-- Problem to work on --
Identify the lines that contain the word "Write", then copy them.

[Rows from a dataset of charts and code]
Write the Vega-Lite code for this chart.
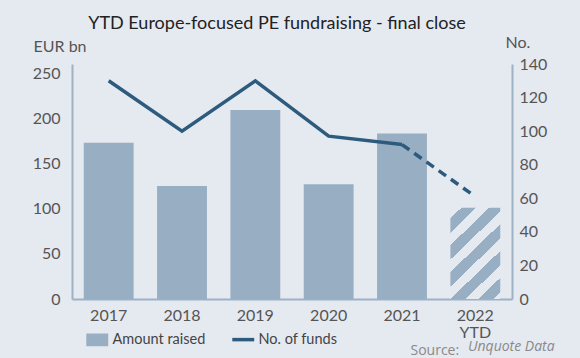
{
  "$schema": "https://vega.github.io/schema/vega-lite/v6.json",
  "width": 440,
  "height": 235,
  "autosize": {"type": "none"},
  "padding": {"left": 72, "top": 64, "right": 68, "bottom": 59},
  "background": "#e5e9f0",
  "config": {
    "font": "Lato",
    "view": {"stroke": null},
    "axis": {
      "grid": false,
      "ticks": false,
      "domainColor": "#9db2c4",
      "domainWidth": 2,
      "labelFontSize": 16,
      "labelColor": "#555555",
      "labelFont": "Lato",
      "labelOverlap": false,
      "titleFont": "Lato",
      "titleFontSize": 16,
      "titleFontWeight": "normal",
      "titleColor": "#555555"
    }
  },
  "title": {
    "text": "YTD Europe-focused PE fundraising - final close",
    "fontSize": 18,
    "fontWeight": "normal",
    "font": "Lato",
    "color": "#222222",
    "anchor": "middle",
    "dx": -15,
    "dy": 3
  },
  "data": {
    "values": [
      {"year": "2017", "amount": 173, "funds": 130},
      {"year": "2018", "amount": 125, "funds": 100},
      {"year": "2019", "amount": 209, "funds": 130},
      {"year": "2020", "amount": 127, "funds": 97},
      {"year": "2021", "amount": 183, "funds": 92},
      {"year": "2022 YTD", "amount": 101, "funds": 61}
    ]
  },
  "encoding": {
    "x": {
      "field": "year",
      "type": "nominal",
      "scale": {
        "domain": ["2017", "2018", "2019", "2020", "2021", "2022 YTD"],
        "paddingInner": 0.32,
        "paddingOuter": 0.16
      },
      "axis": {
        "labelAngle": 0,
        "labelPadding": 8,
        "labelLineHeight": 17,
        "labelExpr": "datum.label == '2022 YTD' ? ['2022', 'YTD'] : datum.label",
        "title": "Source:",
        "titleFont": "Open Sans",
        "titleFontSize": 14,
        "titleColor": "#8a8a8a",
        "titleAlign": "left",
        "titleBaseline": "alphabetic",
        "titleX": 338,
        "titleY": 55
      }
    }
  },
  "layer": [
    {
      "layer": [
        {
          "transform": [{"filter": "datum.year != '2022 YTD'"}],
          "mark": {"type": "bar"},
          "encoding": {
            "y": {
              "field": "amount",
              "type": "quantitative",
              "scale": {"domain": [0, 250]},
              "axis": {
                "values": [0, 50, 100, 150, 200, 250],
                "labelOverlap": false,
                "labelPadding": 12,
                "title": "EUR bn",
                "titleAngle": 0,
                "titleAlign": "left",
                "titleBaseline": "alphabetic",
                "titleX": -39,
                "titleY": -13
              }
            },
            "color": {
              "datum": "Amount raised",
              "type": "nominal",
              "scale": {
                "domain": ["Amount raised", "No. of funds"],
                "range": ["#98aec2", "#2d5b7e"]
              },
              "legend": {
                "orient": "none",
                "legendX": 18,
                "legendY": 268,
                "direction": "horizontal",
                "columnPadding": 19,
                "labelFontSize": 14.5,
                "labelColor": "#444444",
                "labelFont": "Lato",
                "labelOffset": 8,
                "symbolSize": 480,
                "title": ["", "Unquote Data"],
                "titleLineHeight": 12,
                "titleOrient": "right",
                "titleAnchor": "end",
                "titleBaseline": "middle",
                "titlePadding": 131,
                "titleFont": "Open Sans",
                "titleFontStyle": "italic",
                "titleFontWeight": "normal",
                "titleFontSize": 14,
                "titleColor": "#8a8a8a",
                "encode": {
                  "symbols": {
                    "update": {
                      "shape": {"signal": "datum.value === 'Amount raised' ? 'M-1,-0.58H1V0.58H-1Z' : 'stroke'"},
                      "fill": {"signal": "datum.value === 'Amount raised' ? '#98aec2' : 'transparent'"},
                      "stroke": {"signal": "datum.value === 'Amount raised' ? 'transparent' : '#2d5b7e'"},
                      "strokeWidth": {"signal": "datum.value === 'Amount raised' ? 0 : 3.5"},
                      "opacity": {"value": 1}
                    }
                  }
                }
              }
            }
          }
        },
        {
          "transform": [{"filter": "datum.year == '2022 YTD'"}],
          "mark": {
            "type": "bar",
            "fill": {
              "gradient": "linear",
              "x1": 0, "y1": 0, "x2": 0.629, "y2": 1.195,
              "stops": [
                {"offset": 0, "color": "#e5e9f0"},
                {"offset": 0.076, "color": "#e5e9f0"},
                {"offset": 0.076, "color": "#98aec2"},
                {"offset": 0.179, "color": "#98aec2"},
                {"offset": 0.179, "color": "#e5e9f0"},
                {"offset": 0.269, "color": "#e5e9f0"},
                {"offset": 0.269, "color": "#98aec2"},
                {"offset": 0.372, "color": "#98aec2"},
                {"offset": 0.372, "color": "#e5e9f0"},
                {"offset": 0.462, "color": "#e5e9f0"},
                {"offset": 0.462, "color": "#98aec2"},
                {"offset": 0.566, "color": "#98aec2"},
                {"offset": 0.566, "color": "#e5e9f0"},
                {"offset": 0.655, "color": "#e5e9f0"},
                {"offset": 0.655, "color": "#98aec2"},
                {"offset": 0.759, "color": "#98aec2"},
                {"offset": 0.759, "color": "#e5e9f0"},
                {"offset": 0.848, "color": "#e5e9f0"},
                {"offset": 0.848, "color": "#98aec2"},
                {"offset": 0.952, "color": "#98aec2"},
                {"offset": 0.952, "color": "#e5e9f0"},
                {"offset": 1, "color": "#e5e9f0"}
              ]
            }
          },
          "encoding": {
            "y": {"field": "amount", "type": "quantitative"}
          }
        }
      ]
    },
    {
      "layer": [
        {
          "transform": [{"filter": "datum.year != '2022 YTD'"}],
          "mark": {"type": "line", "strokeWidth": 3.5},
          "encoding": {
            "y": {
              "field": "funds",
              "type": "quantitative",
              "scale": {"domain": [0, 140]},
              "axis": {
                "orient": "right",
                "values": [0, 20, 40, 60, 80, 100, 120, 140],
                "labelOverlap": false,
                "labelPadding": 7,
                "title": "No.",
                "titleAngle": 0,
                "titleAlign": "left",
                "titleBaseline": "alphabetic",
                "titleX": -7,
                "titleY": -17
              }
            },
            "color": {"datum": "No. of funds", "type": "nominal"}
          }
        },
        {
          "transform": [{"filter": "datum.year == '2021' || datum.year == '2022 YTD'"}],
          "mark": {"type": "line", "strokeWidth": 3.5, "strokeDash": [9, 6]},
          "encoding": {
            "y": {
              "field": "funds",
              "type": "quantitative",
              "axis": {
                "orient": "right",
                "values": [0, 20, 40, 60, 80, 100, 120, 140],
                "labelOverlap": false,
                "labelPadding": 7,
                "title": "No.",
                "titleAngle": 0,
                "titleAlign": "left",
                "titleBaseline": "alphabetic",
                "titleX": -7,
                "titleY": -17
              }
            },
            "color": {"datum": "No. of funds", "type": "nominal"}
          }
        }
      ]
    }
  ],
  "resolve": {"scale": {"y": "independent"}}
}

--

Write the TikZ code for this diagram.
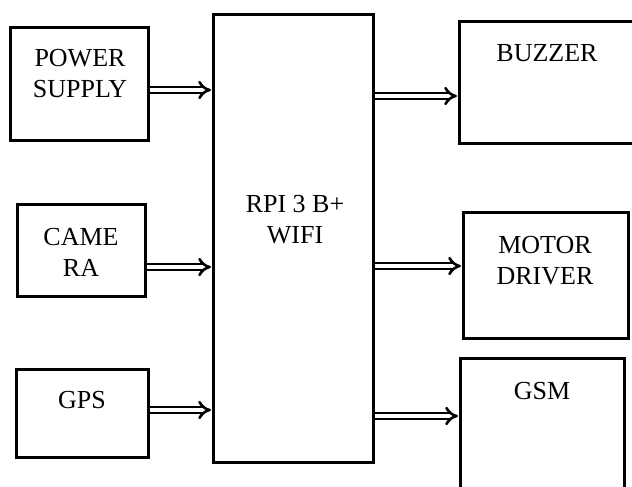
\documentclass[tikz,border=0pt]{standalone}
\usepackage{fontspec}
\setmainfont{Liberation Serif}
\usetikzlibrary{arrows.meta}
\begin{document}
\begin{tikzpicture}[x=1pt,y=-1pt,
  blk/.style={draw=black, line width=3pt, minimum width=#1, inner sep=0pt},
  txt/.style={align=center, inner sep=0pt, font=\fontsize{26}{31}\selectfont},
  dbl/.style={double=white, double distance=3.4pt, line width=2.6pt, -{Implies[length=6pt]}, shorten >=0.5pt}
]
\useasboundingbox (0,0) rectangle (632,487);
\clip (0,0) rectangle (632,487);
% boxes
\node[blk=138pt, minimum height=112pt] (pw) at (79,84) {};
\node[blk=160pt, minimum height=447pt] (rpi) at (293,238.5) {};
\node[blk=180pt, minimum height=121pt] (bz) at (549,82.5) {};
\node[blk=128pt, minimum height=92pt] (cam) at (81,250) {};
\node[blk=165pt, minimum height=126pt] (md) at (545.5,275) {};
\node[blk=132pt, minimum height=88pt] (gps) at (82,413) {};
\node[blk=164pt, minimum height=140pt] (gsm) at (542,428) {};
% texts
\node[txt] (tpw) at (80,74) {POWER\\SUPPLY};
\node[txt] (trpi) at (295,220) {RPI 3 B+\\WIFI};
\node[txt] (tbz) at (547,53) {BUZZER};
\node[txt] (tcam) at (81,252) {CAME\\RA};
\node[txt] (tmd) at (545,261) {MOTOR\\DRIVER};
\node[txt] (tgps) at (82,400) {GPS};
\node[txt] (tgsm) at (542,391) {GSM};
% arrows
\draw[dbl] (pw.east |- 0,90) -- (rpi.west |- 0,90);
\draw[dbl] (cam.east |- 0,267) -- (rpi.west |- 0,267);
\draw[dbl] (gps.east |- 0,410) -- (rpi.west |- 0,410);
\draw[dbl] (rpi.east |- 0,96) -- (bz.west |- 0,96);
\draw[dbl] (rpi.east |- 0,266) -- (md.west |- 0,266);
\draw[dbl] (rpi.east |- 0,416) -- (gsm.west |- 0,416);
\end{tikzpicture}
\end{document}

-- The output --
Write the Vega-Lite code for this chart.
Write the TikZ code for this diagram.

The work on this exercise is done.